Everything About Fiction You Never Wanted to Know.

A series of 39 short British TV comedy films, mostly produced in the 1980s and early 1990s but running intermittently until 2011. A retrospective was produced in 2005. The programmes were originally shown on Channel 4, though one season aired on The BBC.

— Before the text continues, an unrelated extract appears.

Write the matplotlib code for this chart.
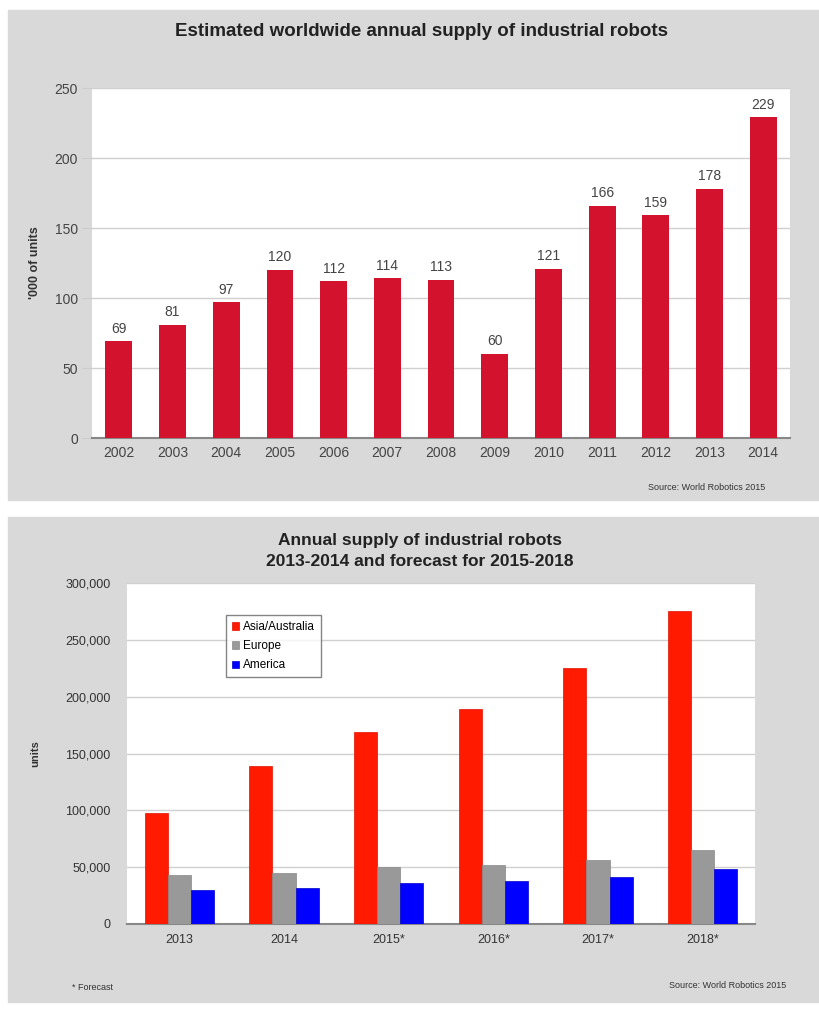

Most episodes are standalone shorts, although some are connected, such as the two Famous Five parodies, and "Bad News Tour" / "More Bad News". Many episodes are pastiches of one or more standard genres, for example British sex comedies ("Dirty Movie"), spaghetti westerns ("A Fistful Of Travellers' Cheques", about British holidaymakers in Spain) or post-apocalyptic dramas ("The Slags"). As such, a lot of the humour is of the "clever" variety rather than the laugh-out-loud funny variety. Other episodes, such as "Five Go Mad In Dorset" and "Five Go Mad On Mescalin" are more direct parodies. Yet others, such as "Bad News Tour" and "Eddie Monsoon, A Life" are mockumentaries. The episodes are usually well shot in a cinematic, artistic style that echoes that of the genre in question.

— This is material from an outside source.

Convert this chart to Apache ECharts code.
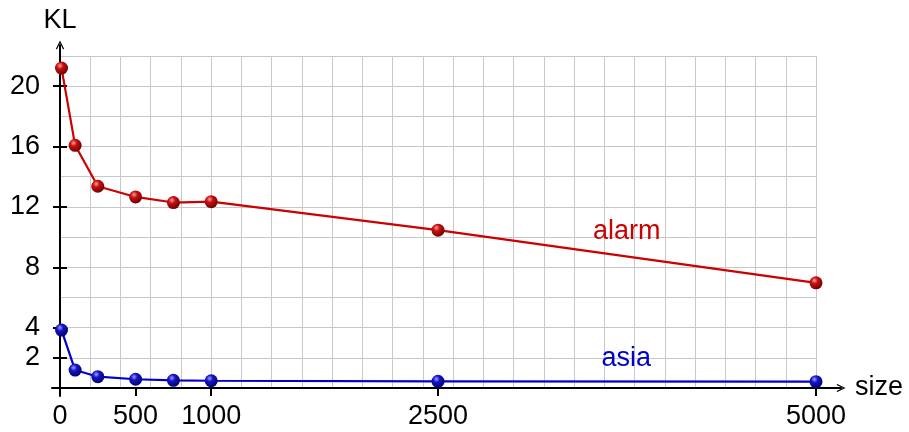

The core cast was a group of alternative comedians including Rik Mayall, Adrian Edmonson, Nigel Planer, Dawn French, Jennifer Saunders, Peter Richardson, Robbie Coltrane, and Keith Allen.

Led to the feature film Eat The Rich about, well, eating the rich.

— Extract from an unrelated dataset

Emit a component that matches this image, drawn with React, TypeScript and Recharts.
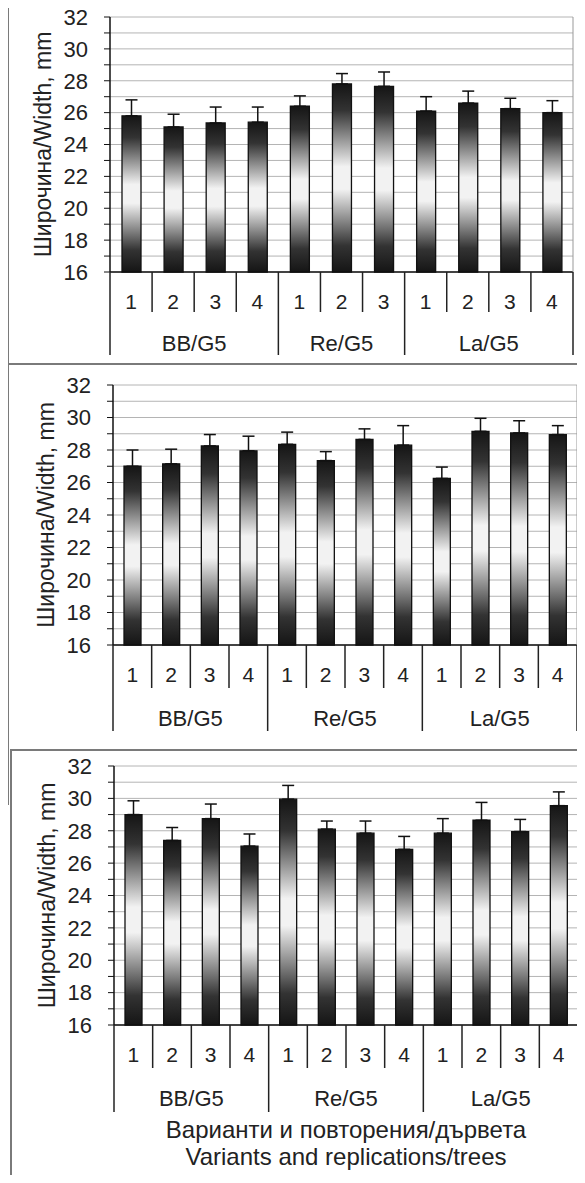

Many of the tropes used in pastiche episodes are exaggerated and parodied.

By the way, not related to the 1987 The Comic Strip animated series.

Tropes used in The Comic Strip Presents include:

Girl: I'm having my P-E-R-I-O-D.
Boy: Pernod?

  • Contrived Coincidence -- a brilliant lampshading in "Five Go Mad in Dorset", when the Five see the villains must have vanished into a secret passage and are wondering how to open it. "I'll try tugging this branch three times!" says Julian, selecting a random branch and doing so, which of course works.
  • The Danza
  • Deal with the Devil -- in "Demonella" the devil (Jennifer Saunders) offers a record producer success, power and fame in exchange for his mother's recipe for chicken soup.
  • Deliberately Monochrome: "The Beat Generation", "The Hunt for Tony Blair"
  • Dying Dream -- "Les Dogs"
  • Exact Eavesdropping -- "Five Go Mad In Dorset"
  • Fake-Out Fade-Out -- "Consuela"
  • Fluffy the Terrible -- Jayne and Mr Lovebucket in "Mr Jolly Lives Next Door"
  • Fruit of the Loon -- "Meryl Streep" in "The Strike"
  • Hey, It's That Guy! -- Anthony Head in a couple of episodes. (Also these days Robbie Coltrane is Hagrid, of course, although probably unrecognisable so this may not count...). Soap star Ronald Allen, well-known from Crossroads in his day, also appeared in some early episodes.
  • Historical Re Creation -- "Summer School" is an early send-up of the genre.
  • Hot as Hell
  • Ho Yay -- Bonehead and Foyle in "The Bullshitters"
    • Colin Grigson and Vim Fuego in "Bad News Tour/More Bad News"
  • I'll Take Two Beers Too -- with steaks in "A Fistful of Travellers' Checks"
  • Improbable Aiming Skills -- Spoofed in "Detectives on the Edge of a Nervous Breakdown", when the Seventies TV detective's aiming skills stop working because he's shooting at a Nineties TV detective who uses different conventions.
  • Left It In -- In More Bad News, Vim/Alan breaks the fourth wall and threatens to sue the producers if they leave in a particularly embarrassing item about him. Unfortunately for him he later gets beaten up and left in a coma, so the item stays in.
  • Mars Needs Women -- The premise behind "Space Virgins From The Planet Sex" is that the last man on an alien world is too old to procreate but they have been lucky enough to find the voyager probe with its illustration of what naked human look like and it seems their men will suffice.
  • Mistaken Message -- "Mr Jolly Lives Next Door"
  • Mockumentary
  • Mystery Magnet -- Complained about in "Five Go Mad in Dorset"
  • Pretty Boy / Bishonen -- Adrian Edmondson, and consequently, many of his characters.
  • This Is Reality -- Lampshaded in "Detectives on the Edge of a Nervous Breakdown"
  • Real Dreams Are Weirder -- "Didn't You Kill My Brother?"
  • Shirtless Scene -- "The Bullshitters", "Five Go Mad In Dorset"
  • Soundtrack Dissonance
  • The Movie -- The Supergrass, Eat the Rich
  • Transformation Trauma
  • Vomit Indiscretion Shot -- many episodes. Not a good programme for emetophobes.
  • X Meets Y -- Detectives On The Verge Of A Nervous Breakdown: The Sweeney Teams up with Department S, Spender and The Professionals to find out who is killing TV Cops.